What I have done so far is remove as much code from my program until I get the bare minimum that will cause the crash. It seems to be happening in code that is statically linked to the project, so that doesn't help, either.

+1  A: 

You seem to have something reading a null pointer - never good.

I'm not sure what platform you are on. Under Linux, you could consider using valgrind.

What is different about your release builds from your debug builds apart from the presence or absence of the debug information?
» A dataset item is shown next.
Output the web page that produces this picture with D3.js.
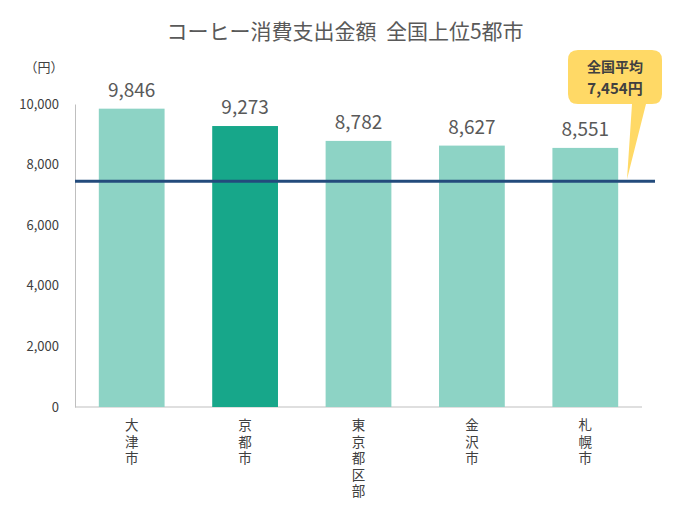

Can you built the statically linked code with debugging information in it? Can you obtain a debug build of the statically linked code?

Jonathan Leffler
It's windows using WTL. The staticly linked code is ours, and yes I can create a debug build of it.
FryGuy
When I clicked on the WTL tag, I found that everything was Windows related...Are you sure you can't get a crash out of the full debug build?
Jonathan Leffler
+4  A: 

You can make the symbol files even for the release build. Do that, run your program, attach the debugger, close it, and see the cause of the crash in the debugger.

Nemanja Trifunovic
The option is called "Generate debug info" in the link tab of visual c++ 6.
FryGuy
+2  A: 

The strategy I would use is exactly what you've done. Remove as much code as possible until the problem disappears then add that last bit back in and debug it.

However, it may not be your code that's at fault. One thing to watch out for - we found this problem on AIX and, even though you're running Windows, it may be similar.

We had a third party library which dynamically loaded another shared library which, in its initialization routine, set up an atexit function to be called when the process exits.

However, as our application loads and unloads these shared libraries, by the time the process exited, the shared library's atexit function was no longer in memory and we dumped core.

This shows up as an access violation after returning from main() so, if that's what's happening to you, it's almost certainly the same sort of thing. The C RTL startup code will walk the atexit list and call each of its functions, no matter what you've done with them.

Of course, if it's crashing before main() exits, then this is a moot point.

One thing you could consider (and we've actually done this on one occasion after a cost/benefit analysis of tracking down and fixing a particularly thorny bug): send out the debug release as your product. If it's not crashing, that may be a quick fix to get the product out there while you work on a more acceptable solution at your leisure.

paxdiablo
Interesting one!
Jonathan Leffler
Bare in mind that you may be breaking license agreements if you start distributing debug runtime dlls. You aren't supposed to distribute the debug versions of the MFC runtime for example
John Sibly